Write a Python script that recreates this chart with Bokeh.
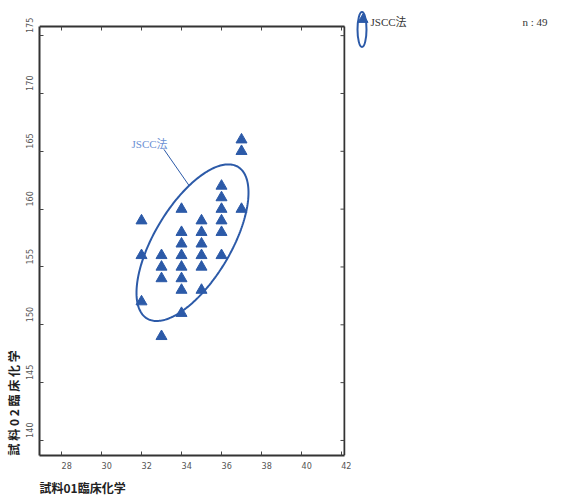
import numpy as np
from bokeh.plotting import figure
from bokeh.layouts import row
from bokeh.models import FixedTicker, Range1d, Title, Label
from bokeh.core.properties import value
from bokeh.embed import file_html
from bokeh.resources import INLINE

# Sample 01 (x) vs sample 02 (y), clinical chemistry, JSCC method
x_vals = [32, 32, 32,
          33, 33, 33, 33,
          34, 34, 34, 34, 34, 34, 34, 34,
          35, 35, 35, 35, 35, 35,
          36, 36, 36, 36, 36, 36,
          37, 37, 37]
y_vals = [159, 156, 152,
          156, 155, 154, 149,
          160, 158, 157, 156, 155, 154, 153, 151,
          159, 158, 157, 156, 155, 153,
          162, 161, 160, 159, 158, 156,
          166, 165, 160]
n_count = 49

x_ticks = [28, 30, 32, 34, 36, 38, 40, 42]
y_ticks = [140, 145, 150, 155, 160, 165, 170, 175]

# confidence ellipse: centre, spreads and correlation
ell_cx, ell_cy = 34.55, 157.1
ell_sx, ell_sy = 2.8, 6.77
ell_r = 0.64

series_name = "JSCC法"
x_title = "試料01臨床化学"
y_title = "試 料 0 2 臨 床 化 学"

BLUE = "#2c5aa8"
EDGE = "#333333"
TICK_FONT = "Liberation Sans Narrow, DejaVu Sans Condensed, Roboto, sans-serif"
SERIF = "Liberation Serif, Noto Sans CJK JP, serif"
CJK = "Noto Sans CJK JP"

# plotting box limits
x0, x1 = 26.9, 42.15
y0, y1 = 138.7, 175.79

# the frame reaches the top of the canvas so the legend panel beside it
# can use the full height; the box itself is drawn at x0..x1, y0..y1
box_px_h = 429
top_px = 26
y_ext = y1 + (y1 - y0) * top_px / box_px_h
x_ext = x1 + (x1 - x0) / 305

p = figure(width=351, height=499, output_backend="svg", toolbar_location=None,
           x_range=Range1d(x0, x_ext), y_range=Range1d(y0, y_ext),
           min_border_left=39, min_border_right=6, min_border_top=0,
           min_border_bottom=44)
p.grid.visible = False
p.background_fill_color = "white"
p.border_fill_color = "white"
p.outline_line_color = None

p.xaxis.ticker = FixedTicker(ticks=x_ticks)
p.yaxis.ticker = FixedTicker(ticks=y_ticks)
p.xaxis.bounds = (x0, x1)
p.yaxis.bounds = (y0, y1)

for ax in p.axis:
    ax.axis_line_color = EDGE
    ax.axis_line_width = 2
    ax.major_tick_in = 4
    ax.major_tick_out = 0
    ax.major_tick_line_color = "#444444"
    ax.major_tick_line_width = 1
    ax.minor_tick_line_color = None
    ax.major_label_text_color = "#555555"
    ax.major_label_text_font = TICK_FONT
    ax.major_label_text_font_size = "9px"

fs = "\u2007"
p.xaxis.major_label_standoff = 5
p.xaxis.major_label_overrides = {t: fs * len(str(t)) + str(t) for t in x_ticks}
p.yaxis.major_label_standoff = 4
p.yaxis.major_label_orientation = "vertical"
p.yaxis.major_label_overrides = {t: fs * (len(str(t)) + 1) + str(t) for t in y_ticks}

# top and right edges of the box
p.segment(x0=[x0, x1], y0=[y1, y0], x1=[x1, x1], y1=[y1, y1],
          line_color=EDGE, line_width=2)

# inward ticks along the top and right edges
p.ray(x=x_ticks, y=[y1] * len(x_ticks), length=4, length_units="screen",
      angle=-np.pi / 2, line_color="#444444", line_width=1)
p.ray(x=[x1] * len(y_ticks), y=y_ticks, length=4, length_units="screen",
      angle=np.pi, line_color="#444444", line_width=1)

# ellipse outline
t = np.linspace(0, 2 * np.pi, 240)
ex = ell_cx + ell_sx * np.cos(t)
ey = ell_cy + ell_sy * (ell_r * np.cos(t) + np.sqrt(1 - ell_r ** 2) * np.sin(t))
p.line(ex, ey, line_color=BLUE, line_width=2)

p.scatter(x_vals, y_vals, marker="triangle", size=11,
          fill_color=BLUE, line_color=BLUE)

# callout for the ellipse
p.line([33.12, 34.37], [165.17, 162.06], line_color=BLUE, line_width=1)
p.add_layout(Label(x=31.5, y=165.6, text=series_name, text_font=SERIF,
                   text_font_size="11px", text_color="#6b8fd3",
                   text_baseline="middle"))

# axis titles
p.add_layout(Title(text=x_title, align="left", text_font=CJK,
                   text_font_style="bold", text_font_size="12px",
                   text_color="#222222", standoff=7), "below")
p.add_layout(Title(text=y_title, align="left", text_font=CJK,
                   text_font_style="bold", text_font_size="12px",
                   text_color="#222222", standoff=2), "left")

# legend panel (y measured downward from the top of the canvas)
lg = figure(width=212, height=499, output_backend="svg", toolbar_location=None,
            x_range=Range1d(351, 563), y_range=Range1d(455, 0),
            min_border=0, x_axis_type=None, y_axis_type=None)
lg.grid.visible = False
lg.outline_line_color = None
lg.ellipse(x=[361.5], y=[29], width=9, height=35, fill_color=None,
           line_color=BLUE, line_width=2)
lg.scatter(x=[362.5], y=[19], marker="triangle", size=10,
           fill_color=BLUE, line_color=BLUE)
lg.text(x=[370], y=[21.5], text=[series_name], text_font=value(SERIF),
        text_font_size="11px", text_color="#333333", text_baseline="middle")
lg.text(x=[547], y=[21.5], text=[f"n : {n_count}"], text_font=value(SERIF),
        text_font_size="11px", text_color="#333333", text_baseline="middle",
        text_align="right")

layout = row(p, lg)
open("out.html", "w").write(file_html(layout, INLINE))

_What is required_
Your copy of the data above should match it exactly, except that pictures are left out.

_Result for this task_
Write a Python script that recreates this chart with Bokeh.
import numpy as np
from bokeh.plotting import figure
from bokeh.layouts import row
from bokeh.models import FixedTicker, Range1d, Title, Label
from bokeh.core.properties import value
from bokeh.embed import file_html
from bokeh.resources import INLINE

# Sample 01 (x) vs sample 02 (y), clinical chemistry, JSCC method
x_vals = [32, 32, 32,
          33, 33, 33, 33,
          34, 34, 34, 34, 34, 34, 34, 34,
          35, 35, 35, 35, 35, 35,
          36, 36, 36, 36, 36, 36,
          37, 37, 37]
y_vals = [159, 156, 152,
          156, 155, 154, 149,
          160, 158, 157, 156, 155, 154, 153, 151,
          159, 158, 157, 156, 155, 153,
          162, 161, 160, 159, 158, 156,
          166, 165, 160]
n_count = 49

x_ticks = [28, 30, 32, 34, 36, 38, 40, 42]
y_ticks = [140, 145, 150, 155, 160, 165, 170, 175]

# confidence ellipse: centre, spreads and correlation
ell_cx, ell_cy = 34.55, 157.1
ell_sx, ell_sy = 2.8, 6.77
ell_r = 0.64

series_name = "JSCC法"
x_title = "試料01臨床化学"
y_title = "試 料 0 2 臨 床 化 学"

BLUE = "#2c5aa8"
EDGE = "#333333"
TICK_FONT = "Liberation Sans Narrow, DejaVu Sans Condensed, Roboto, sans-serif"
SERIF = "Liberation Serif, Noto Sans CJK JP, serif"
CJK = "Noto Sans CJK JP"

# plotting box limits
x0, x1 = 26.9, 42.15
y0, y1 = 138.7, 175.79

# the frame reaches the top of the canvas so the legend panel beside it
# can use the full height; the box itself is drawn at x0..x1, y0..y1
box_px_h = 429
top_px = 26
y_ext = y1 + (y1 - y0) * top_px / box_px_h
x_ext = x1 + (x1 - x0) / 305

p = figure(width=351, height=499, output_backend="svg", toolbar_location=None,
           x_range=Range1d(x0, x_ext), y_range=Range1d(y0, y_ext),
           min_border_left=39, min_border_right=6, min_border_top=0,
           min_border_bottom=44)
p.grid.visible = False
p.background_fill_color = "white"
p.border_fill_color = "white"
p.outline_line_color = None

p.xaxis.ticker = FixedTicker(ticks=x_ticks)
p.yaxis.ticker = FixedTicker(ticks=y_ticks)
p.xaxis.bounds = (x0, x1)
p.yaxis.bounds = (y0, y1)

for ax in p.axis:
    ax.axis_line_color = EDGE
    ax.axis_line_width = 2
    ax.major_tick_in = 4
    ax.major_tick_out = 0
    ax.major_tick_line_color = "#444444"
    ax.major_tick_line_width = 1
    ax.minor_tick_line_color = None
    ax.major_label_text_color = "#555555"
    ax.major_label_text_font = TICK_FONT
    ax.major_label_text_font_size = "9px"

fs = "\u2007"
p.xaxis.major_label_standoff = 5
p.xaxis.major_label_overrides = {t: fs * len(str(t)) + str(t) for t in x_ticks}
p.yaxis.major_label_standoff = 4
p.yaxis.major_label_orientation = "vertical"
p.yaxis.major_label_overrides = {t: fs * (len(str(t)) + 1) + str(t) for t in y_ticks}

# top and right edges of the box
p.segment(x0=[x0, x1], y0=[y1, y0], x1=[x1, x1], y1=[y1, y1],
          line_color=EDGE, line_width=2)

# inward ticks along the top and right edges
p.ray(x=x_ticks, y=[y1] * len(x_ticks), length=4, length_units="screen",
      angle=-np.pi / 2, line_color="#444444", line_width=1)
p.ray(x=[x1] * len(y_ticks), y=y_ticks, length=4, length_units="screen",
      angle=np.pi, line_color="#444444", line_width=1)

# ellipse outline
t = np.linspace(0, 2 * np.pi, 240)
ex = ell_cx + ell_sx * np.cos(t)
ey = ell_cy + ell_sy * (ell_r * np.cos(t) + np.sqrt(1 - ell_r ** 2) * np.sin(t))
p.line(ex, ey, line_color=BLUE, line_width=2)

p.scatter(x_vals, y_vals, marker="triangle", size=11,
          fill_color=BLUE, line_color=BLUE)

# callout for the ellipse
p.line([33.12, 34.37], [165.17, 162.06], line_color=BLUE, line_width=1)
p.add_layout(Label(x=31.5, y=165.6, text=series_name, text_font=SERIF,
                   text_font_size="11px", text_color="#6b8fd3",
                   text_baseline="middle"))

# axis titles
p.add_layout(Title(text=x_title, align="left", text_font=CJK,
                   text_font_style="bold", text_font_size="12px",
                   text_color="#222222", standoff=7), "below")
p.add_layout(Title(text=y_title, align="left", text_font=CJK,
                   text_font_style="bold", text_font_size="12px",
                   text_color="#222222", standoff=2), "left")

# legend panel (y measured downward from the top of the canvas)
lg = figure(width=212, height=499, output_backend="svg", toolbar_location=None,
            x_range=Range1d(351, 563), y_range=Range1d(455, 0),
            min_border=0, x_axis_type=None, y_axis_type=None)
lg.grid.visible = False
lg.outline_line_color = None
lg.ellipse(x=[361.5], y=[29], width=9, height=35, fill_color=None,
           line_color=BLUE, line_width=2)
lg.scatter(x=[362.5], y=[19], marker="triangle", size=10,
           fill_color=BLUE, line_color=BLUE)
lg.text(x=[370], y=[21.5], text=[series_name], text_font=value(SERIF),
        text_font_size="11px", text_color="#333333", text_baseline="middle")
lg.text(x=[547], y=[21.5], text=[f"n : {n_count}"], text_font=value(SERIF),
        text_font_size="11px", text_color="#333333", text_baseline="middle",
        text_align="right")

layout = row(p, lg)
open("out.html", "w").write(file_html(layout, INLINE))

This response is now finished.